[Charts and diagrams as code]

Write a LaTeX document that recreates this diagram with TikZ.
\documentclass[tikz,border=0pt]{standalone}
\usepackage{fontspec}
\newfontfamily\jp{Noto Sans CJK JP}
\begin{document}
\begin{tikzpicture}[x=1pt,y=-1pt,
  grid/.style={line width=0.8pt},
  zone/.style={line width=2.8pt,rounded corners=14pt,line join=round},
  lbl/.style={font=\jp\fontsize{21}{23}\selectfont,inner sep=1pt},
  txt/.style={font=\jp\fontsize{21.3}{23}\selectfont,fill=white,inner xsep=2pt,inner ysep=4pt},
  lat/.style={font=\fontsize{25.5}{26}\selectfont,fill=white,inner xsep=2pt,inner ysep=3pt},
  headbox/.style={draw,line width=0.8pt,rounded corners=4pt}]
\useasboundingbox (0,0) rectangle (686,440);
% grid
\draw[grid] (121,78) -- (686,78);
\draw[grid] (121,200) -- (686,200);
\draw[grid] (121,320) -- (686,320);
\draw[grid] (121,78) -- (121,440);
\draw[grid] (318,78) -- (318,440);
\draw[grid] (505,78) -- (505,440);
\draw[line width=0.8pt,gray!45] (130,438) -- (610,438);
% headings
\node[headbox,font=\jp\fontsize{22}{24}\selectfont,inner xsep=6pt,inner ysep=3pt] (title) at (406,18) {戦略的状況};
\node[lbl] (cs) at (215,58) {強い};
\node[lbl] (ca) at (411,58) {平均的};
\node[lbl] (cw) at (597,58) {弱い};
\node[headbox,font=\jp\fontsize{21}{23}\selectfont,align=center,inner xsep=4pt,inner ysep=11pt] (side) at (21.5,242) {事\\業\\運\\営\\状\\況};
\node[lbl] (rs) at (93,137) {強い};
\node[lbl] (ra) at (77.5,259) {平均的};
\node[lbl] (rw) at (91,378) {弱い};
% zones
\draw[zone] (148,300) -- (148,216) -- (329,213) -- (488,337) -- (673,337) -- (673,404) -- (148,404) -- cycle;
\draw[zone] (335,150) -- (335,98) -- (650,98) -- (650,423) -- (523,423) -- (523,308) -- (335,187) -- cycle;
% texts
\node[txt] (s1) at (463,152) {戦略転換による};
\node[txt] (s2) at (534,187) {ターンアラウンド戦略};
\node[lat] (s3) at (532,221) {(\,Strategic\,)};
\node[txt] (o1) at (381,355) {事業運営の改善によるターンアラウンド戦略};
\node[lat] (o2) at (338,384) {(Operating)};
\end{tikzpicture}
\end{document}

--

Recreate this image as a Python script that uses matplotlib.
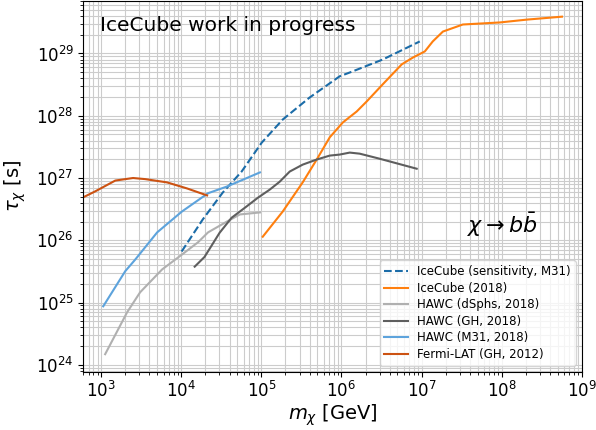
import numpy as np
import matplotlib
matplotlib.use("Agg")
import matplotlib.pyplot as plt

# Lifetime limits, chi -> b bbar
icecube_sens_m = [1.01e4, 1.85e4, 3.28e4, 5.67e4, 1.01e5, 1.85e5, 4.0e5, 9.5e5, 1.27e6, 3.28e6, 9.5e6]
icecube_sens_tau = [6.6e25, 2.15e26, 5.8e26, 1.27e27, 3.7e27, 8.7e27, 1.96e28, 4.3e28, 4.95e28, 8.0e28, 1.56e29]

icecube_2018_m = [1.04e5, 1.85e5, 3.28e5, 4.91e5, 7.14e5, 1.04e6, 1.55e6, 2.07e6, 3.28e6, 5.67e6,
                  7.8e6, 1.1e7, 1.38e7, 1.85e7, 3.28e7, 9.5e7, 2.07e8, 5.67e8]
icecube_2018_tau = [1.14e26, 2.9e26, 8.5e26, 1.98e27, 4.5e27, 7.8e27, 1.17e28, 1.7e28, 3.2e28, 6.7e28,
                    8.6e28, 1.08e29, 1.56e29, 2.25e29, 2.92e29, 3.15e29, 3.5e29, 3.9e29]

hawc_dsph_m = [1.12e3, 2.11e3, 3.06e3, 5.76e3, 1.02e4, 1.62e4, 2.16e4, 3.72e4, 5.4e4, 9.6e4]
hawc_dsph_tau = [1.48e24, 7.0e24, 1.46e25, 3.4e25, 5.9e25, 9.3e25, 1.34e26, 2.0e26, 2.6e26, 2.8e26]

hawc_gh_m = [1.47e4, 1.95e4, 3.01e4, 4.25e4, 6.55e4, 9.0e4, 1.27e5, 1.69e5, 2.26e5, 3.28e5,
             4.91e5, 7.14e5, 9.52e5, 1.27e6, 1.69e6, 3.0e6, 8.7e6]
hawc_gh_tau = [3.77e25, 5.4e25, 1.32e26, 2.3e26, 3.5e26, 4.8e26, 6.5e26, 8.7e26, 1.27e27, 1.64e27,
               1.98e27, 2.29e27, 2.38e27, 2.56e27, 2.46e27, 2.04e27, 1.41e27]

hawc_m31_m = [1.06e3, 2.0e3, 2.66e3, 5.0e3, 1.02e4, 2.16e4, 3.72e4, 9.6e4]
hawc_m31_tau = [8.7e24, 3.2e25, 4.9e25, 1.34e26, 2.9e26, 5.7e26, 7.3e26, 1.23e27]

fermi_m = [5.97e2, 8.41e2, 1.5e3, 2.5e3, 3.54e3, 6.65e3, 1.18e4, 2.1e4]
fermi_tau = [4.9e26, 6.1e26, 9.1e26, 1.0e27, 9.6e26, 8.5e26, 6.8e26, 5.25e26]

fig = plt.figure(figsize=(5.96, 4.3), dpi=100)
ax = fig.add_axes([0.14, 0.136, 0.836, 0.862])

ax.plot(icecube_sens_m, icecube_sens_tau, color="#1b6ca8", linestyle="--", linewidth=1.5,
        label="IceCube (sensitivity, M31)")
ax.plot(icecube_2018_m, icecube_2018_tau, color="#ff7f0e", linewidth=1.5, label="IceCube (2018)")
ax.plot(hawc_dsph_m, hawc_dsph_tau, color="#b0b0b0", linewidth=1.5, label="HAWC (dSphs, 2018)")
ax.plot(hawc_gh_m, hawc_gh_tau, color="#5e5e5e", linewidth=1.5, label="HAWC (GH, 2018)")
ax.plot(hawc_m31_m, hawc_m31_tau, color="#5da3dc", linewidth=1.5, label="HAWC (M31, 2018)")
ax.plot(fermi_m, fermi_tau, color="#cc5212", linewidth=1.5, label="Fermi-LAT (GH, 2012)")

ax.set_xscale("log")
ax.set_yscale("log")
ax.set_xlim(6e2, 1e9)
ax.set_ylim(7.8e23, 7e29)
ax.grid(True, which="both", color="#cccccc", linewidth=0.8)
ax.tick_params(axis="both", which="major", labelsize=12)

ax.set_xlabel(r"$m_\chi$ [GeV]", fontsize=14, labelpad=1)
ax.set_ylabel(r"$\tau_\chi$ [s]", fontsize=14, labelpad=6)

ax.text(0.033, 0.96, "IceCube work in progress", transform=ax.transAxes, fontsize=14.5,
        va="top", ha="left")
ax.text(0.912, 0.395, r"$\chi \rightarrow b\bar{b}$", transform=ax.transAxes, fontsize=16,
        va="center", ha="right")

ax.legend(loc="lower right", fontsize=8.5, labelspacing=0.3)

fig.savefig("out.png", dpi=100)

→ **TASK**
Which lines hold the word "that"? Copy all of them.

→ **EXERCISE RESPONSE**
Write a LaTeX document that recreates this diagram with TikZ.
Recreate this image as a Python script that uses matplotlib.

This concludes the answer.